THE REQUEST
Gather each line containing the string "chart" from these entries.

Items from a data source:
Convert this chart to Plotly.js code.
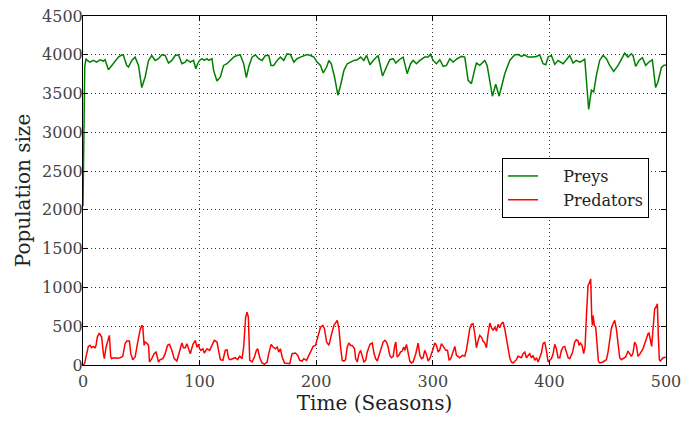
<!DOCTYPE html>
<html>
<head>
<meta charset="utf-8">
<script src="https://cdn.plot.ly/plotly-3.0.1.min.js"></script>
<style>html,body{margin:0;padding:0;background:#fff;}#chart{width:681px;height:424px;}</style>
</head>
<body>
<div id="chart"></div>
<script>
const preyT = [0,1.5,2.6,3.7,6.0,8.9,11.7,14.6,17.5,18.9,21.8,24.6,27.5,30.4,33.2,34.7,37.5,39.0,41.8,44.7,47.6,50.4,53.3,56.2,59.0,61.9,64.7,67.6,70.5,73.3,76.2,79.1,81.9,84.8,87.7,89.1,92.0,94.8,96.8,98.3,100.0,102.0,104.0,106.3,107.7,110.6,112.0,114.9,117.8,120.6,123.5,126.3,129.2,132.1,134.9,137.8,140.1,142.1,145.0,147.8,150.7,153.6,156.4,159.3,161.3,163.6,166.5,169.3,172.2,175.0,177.9,180.8,183.6,186.5,189.4,192.2,195.1,198.0,200.8,203.7,206.0,208.9,210.9,212.9,215.7,218.6,220.9,223.8,226.6,229.5,232.4,235.2,238.1,240.9,243.2,246.1,248.9,253.1,256.9,260.3,263.1,266.0,268.3,271.1,274.6,278.0,280.9,283.1,286.0,288.9,293.1,296.0,298.0,300.3,303.1,306.0,308.9,311.7,314.6,317.4,320.9,324.6,327.4,330.3,333.1,335.1,337.4,340.3,343.1,344.6,346.6,348.9,351.1,354.0,356.9,358.9,361.7,366.0,370.3,373.1,376.0,378.9,381.7,386.0,388.9,391.7,394.6,396.9,398.9,401.7,404.6,407.4,409.4,411.7,414.6,417.4,420.3,423.1,426.0,428.9,430.3,432.3,433.7,436.0,438.0,440.3,443.1,446.0,448.9,451.7,455.1,458.9,461.7,464.6,467.4,470.3,471.7,474.0,476.9,479.7,482.6,485.4,488.3,491.1,493.1,496.0,498.0,500];
const preyV = [2050,3850,3950,3927,3906,3927,3906,3936,3919,3936,3808,3863,3906,3970,4000,3991,3863,3842,3927,3970,3863,3577,3714,3927,3991,3927,3949,4000,3991,3893,3927,3991,4000,3885,3906,3936,3906,3927,3820,3885,3927,3949,3927,3949,3927,3949,3799,3662,3714,3863,3885,3927,3970,3991,4000,3885,3705,3842,3970,4000,3949,3927,3991,3991,3863,3863,3927,3970,3927,4013,4004,3906,3949,3970,3991,4004,3991,3970,3906,3863,3765,3842,3927,3885,3714,3479,3607,3799,3885,3906,3927,3936,3970,3927,3991,3872,3927,3991,3726,3842,3936,3949,3893,3936,3970,3756,3885,3927,3885,3927,3970,3970,4004,3927,3885,3936,3850,3863,3949,3906,3949,3979,3970,3671,3628,3756,3893,3863,3906,3927,3863,3650,3466,3620,3466,3585,3756,3927,4000,4004,3979,4000,3970,3970,3979,4000,3885,3872,3970,3991,3876,3927,3906,3885,3936,3991,3893,3927,3906,3927,3949,3585,3295,3543,3521,3735,3927,3991,3949,3863,3786,3863,3949,4021,3970,4013,3991,3850,3927,3962,3863,3906,3936,3577,3650,3833,3863,3870];

const predT = [0,1.4,3.2,4.6,6.0,7.4,8.9,10.3,11.2,12.3,14.0,16.0,17.5,18.3,19.8,21.8,22.6,23.8,24.6,26.1,28.9,31.8,34.1,36.1,37.5,39.8,41.0,42.7,44.7,46.7,49.0,50.4,51.3,52.4,53.3,54.7,56.2,57.0,59.0,61.0,62.7,64.7,66.2,68.5,70.5,72.5,74.2,76.2,78.2,80.5,82.8,84.8,86.2,87.7,89.1,90.5,92.0,94.3,96.3,97.7,99.1,100.0,101.1,102.9,104.0,106.3,108.6,110.6,112.6,114.9,116.3,117.8,120.0,122.0,123.5,124.9,126.3,128.6,130.6,132.6,134.4,136.4,137.8,139.5,140.7,141.8,143.0,145.0,147.0,148.7,149.8,151.6,153.6,155.6,157.9,159.3,161.3,163.0,165.0,166.5,167.9,169.3,170.8,172.8,175.0,177.3,179.3,182.2,184.2,185.9,187.9,189.4,191.7,193.7,195.1,197.4,199.4,201.4,203.7,205.7,207.1,208.9,210.9,212.9,215.2,218.0,219.5,220.9,222.3,223.8,225.2,226.6,228.1,229.5,230.9,232.9,233.8,235.2,236.7,238.1,239.5,240.9,242.4,243.8,246.1,248.1,249.5,251.0,252.4,253.8,255.3,256.0,257.4,258.9,260.3,261.7,263.1,264.6,266.0,267.4,268.3,269.4,270.9,272.3,273.7,275.1,276.0,277.4,278.9,280.3,281.7,283.1,285.4,287.4,288.9,290.3,291.7,293.1,294.6,296.0,297.4,298.9,300.3,301.7,303.1,304.6,306.0,307.4,309.4,311.1,312.6,314.0,315.4,316.9,318.9,320.3,321.7,323.1,325.4,327.4,328.9,330.3,331.7,333.1,334.6,336.0,337.4,338.9,340.3,341.7,343.1,344.6,346.0,347.4,348.9,350.3,351.7,353.1,354.6,356.0,357.4,358.9,360.3,361.7,363.1,364.6,366.0,367.4,368.9,371.7,373.1,374.6,376.0,377.4,378.9,380.3,381.7,383.1,384.6,386.0,387.4,388.9,390.3,391.7,393.1,394.6,396.0,397.4,398.9,400.3,401.7,403.1,404.6,406.0,407.4,408.9,410.3,411.7,413.1,414.6,416.0,417.4,419.7,421.7,423.1,424.6,425.4,426.6,428.0,429.4,430.6,431.7,433.1,434.6,435.4,436.3,436.9,437.4,438.6,439.7,440.9,442.0,443.1,446.0,448.9,450.3,451.7,453.1,454.6,456.0,457.4,458.9,460.3,461.7,463.1,465.4,467.4,468.9,470.3,471.7,473.1,474.6,476.0,477.4,478.9,480.3,481.7,483.1,484.6,485.4,486.6,487.7,488.9,490.3,491.7,492.6,493.4,494.3,495.1,496.3,497.4,500];
const predV = [0,20,146,240,253,223,240,223,253,360,412,360,146,82,232,360,382,103,82,94,86,94,112,275,309,309,146,69,103,275,455,511,489,253,296,283,253,39,82,146,167,39,69,82,146,253,266,189,82,51,189,283,223,223,275,210,146,266,317,232,266,210,189,210,154,210,189,253,317,296,167,69,60,189,197,82,69,82,94,69,112,82,232,618,682,618,60,39,103,189,210,94,26,9,39,146,266,232,210,232,167,210,103,26,17,17,146,154,124,60,51,82,60,124,167,240,253,360,489,511,468,296,253,382,511,575,468,232,60,51,69,232,283,253,253,210,82,39,146,189,103,39,60,167,266,283,154,82,51,124,210,253,296,317,296,232,124,94,112,253,296,103,124,167,180,232,189,266,146,51,26,39,146,283,124,82,94,189,137,51,82,137,210,283,253,167,197,275,223,189,189,60,82,146,240,124,112,94,124,112,197,339,468,523,532,403,223,317,382,360,309,283,223,403,541,480,446,489,438,523,480,532,553,468,360,253,94,39,26,69,112,103,94,146,167,94,124,146,94,124,60,94,39,94,154,275,296,189,39,60,82,137,266,210,94,94,189,232,240,167,94,82,154,296,326,309,253,283,253,146,232,618,1025,1068,1111,618,511,639,511,489,275,51,26,39,69,167,317,468,532,575,468,232,94,69,82,103,180,146,112,154,296,253,112,137,167,210,275,339,403,412,296,240,468,725,755,789,382,69,51,82,94,100];

const seriesNames = ['Preys', 'Predators'];
const xTicks = [0, 100, 200, 300, 400, 500];
const yTicks = [0, 500, 1000, 1500, 2000, 2500, 3000, 3500, 4000, 4500];

const serif = 'DejaVu Serif';
const pad = '\u00a0\u00a0\u00a0\u00a0';

const data = [
  {x: preyT, y: preyV, name: pad + seriesNames[0], mode: 'lines', line: {color: '#008000', width: 1.5}},
  {x: predT, y: predV, name: pad + seriesNames[1], mode: 'lines', line: {color: '#ff0000', width: 1.5}}
];

const axisCommon = {
  showline: true, linecolor: '#000', linewidth: 1, mirror: 'ticks',
  ticks: 'inside', ticklen: 5, tickcolor: '#000', tickwidth: 1,
  showgrid: true, gridcolor: '#333', gridwidth: 1, griddash: '1px,3px',
  zeroline: false, ticklabeloverflow: 'allow',
  tickfont: {family: serif, size: 16, color: '#444'}
};

const layout = {
  width: 681, height: 424,
  font: {family: serif},
  margin: {l: 83, r: 15, t: 16, b: 59},
  paper_bgcolor: '#fff', plot_bgcolor: '#fff',
  showlegend: true,
  xaxis: Object.assign({}, axisCommon, {
    range: [0, 500], tickvals: xTicks, ticktext: xTicks.map(String),
    ticklabelstandoff: 2,
    title: {text: 'Time (Seasons)', font: {family: serif, size: 20, color: '#222'}, standoff: 4}
  }),
  yaxis: Object.assign({}, axisCommon, {
    range: [0, 4500], tickvals: yTicks, ticktext: yTicks.map(String),
    ticklabelstandoff: -4,
    title: {text: 'Population size', font: {family: serif, size: 20, color: '#222'}, standoff: 6}
  }),
  legend: {
    x: 0.7187, y: 0.593, xanchor: 'left', yanchor: 'top',
    bgcolor: '#fff', bordercolor: '#000', borderwidth: 1,
    font: {family: serif, size: 16, color: '#222'},
    itemwidth: 30, tracegroupgap: 0
  }
};

Plotly.newPlot('chart', data, layout, {displayModeBar: false, staticPlot: true});
</script>
</body>
</html>
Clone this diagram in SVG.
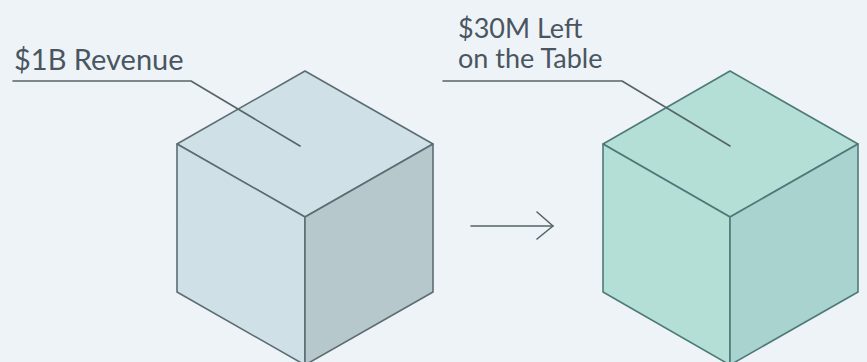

OUTPUT FOR THIS TASK
Convert this chart to Plotly.js code.
<style>html,body{margin:0;padding:0;background:#fff;}#chart{width:681px;height:424px;}</style>
<div id="chart"></div>
Plotly.newPlot('chart', data, layout, {displayModeBar: false, staticPlot: true});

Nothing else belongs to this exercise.